The Faiz Ahmed Faiz trust organised a candid discussion with Bollywood’s seasoned actor Naseeruddin Shah at the Human Rights Commission auditorium on Tuesday evening. According to the organisers, it was the first time Shah had agreed to speak in Pakistan with the media in attendance.
Shah walked into the venue wearing rugged cargo pants and a jacket. He opened the discussion by talking about his love for performing arts.
“Why is theatre trying to create an illusion of cinema?” he asked. He explained that the defining identity of theatre can be expressed as a live person on stage. He feels that it is “essential to dispense with anything non-essential” in current times.
Shah’s love for theatre and dedication for the trade gave birth to Motley Productions, which he started with fellow actor Benjamin Gilani, in 1979. “When we started, I was living in a one-bedroom apartment,” he said. “The two of us were rehearsing continuously; but after we took the pains, the avenues opened up.”
In his play titled “Ismat Apa Ke Naam”, several socio-political themes were hatched. For Shah, his goal when it comes to theatre is to generally look out for the audience. “Social satire, pathos, and theatre were already present in Ismat apa’s writing.
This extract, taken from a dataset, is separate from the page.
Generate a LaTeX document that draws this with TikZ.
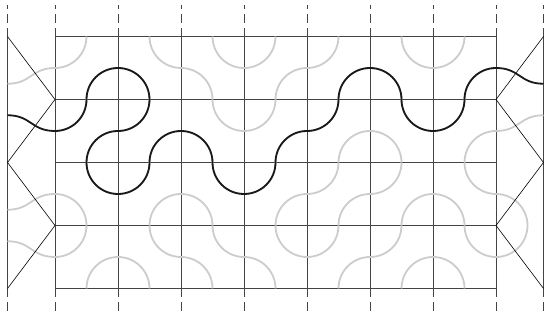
\documentclass[tikz,border=0pt]{standalone}
\definecolor{arcgray}{HTML}{CCCCCC}
\definecolor{gridcol}{HTML}{444444}
\begin{document}
\begin{tikzpicture}[x=1pt,y=1pt,
  gridline/.style={draw=gridcol,line width=0.8pt},
  dashline/.style={draw=gridcol,line width=0.8pt,dash pattern=on 8.5pt off 5.3pt},
  diag/.style={draw=black,line width=0.6pt},
  grayarc/.style={draw=arcgray,line width=1.8pt},
  blackarc/.style={draw=black!90,line width=1.8pt}]
\useasboundingbox (0,0) rectangle (544,321);
% vertical lines
\foreach \x in {7.5,55,118,181,244,307,370,433,496,543.5}{
  \draw[gridline] (\x,32.5) -- (\x,284.5);
  \draw[dashline] (\x,284.5) -- (\x,316);
  \draw[dashline] (\x,32.5) -- (\x,5);
}
% horizontal lines
\foreach \y in {284.5,221.5,158.5,95.5,32.5}{
  \draw[gridline] (55,\y) -- (496,\y);
}
% Truchet arcs (0: TL+BR, 1: TR+BL)
\foreach \row [count=\j from 0] in {{0,1,1,0,0,1,0},{0,0,1,0,0,1,0},{1,0,1,0,0,0,1},{0,1,1,1,0,0,1}}{
  \foreach \t [count=\i from 0] in \row {
    \pgfmathsetmacro\xa{55+63*\i}
    \pgfmathsetmacro\ya{284.5-63*\j}
    \ifnum\t=0
      \draw[grayarc] (\xa+31.5,\ya) arc (0:-90:31.5);
      \draw[grayarc] (\xa+31.5,\ya-63) arc (180:90:31.5);
    \else
      \draw[grayarc] (\xa+31.5,\ya) arc (180:270:31.5);
      \draw[grayarc] (\xa,\ya-31.5) arc (90:0:31.5);
    \fi
  }
}
% gray margin curves
\draw[grayarc] (7.5,237.25) .. controls (31.25,237.25) and (31.25,253) .. (55,253);
\draw[grayarc] (7.5,111.25) .. controls (31.25,111.25) and (31.25,127) .. (55,127);
\draw[grayarc] (7.5,79.75) .. controls (31.25,79.75) and (31.25,64) .. (55,64);
\draw[grayarc] (496,190) .. controls (519.75,190) and (519.75,205.75) .. (543.5,205.75);
\draw[grayarc] (496,127) arc (90:-90:31.5);
% diagonals
\draw[diag] (7.5,284.5) -- (55,221.5) -- (7.5,158.5) -- (55,95.5) -- (7.5,32.5);
\draw[diag] (543.5,284.5) -- (496,221.5) -- (543.5,158.5) -- (496,95.5) -- (543.5,32.5);
% black path
\draw[blackarc] (7.5,205.75) .. controls (31.25,205.75) and (31.25,190) .. (55,190)
  arc (-90:0:31.5)
  arc (180:-90:31.5)
  arc (90:360:31.5)
  arc (180:0:31.5)
  arc (180:360:31.5)
  arc (180:90:31.5)
  arc (270:360:31.5)
  arc (180:0:31.5)
  arc (180:360:31.5)
  arc (180:90:31.5)
  .. controls (519.75,253) and (519.75,237.25) .. (543.5,237.25);
\end{tikzpicture}
\end{document}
The only thing for me is to ensure that the performance is stimulating to watch,” said Shah. “So, I don’t focus on social commentary or politics.”
Shah said that his relationship with Indian writer Ismat Chughtai was personal, but that he developed an appreciation for her works after she had passed away. Chugtai wrote in Urdu with a fierce feminist ideology.
Shah reminisced about the first time he met her on the set of the 1979 film Junoon. “It was because of her that I was introduced to Manto, Faiz and other treasures of literature,” said Shah. “In our schools, we are exposed to Shakespeare and Keats and Woodsworth for poetry. It’s unfortunate that Faiz, Tagore and others were never taught.”
Shah believes that cinema spoon-feeds its audience, while theatre represents the real thing. “It won’t be the same if you bring Manto into cinema,” he said. “You will lose the beauty of the writing. You can’t make an honest film on ‘Toba Tek Singh’, but for theatre I want to possibly narrate — I am still building on the courage to do so.”
Although Shah has played Mirza Ghalib for a film of the same title, he doesn’t believe he can play the role of Faiz. “We have records of Faiz,” he explained, adding that there are details of Faiz’s dialogue delivery and expressions, making such a role much more challenging.
“The actor should remember how to serve the text, which may be a prickly ball for some,”
Shah said, explaining that an actor cannot be judged by how well he changes appearances, but by the ability to cater to the text. “I knew the only way I could become a good actor is by learning about it.”
His recent stint in Bollywood has launched a string of success even at this age with films like Ishqiya and The Dirty Picture. He says that his career has always been evolving. “I did a number of films from 1999 to 2012 that people have not even heard of! Still, my concentration with serious cinema has not withered,” he shared. “Every actor wants to eventually move to popular cinema, and if he says he doesn’t, then he is lying,” he said frankly.
Reacting to the television medium in India, he said that corporate and monetary interests had taken over. “There is nothing worthwhile on TV anymore. It is now basically there to make money,” he said. “Only someone of the stature of Aamir Khan was able to bring something meaningful to television,” he added, referring to the actor’s widely popular TV show “Satyamev Jayate”.
Published in The Express Tribune, December 6th, 2012.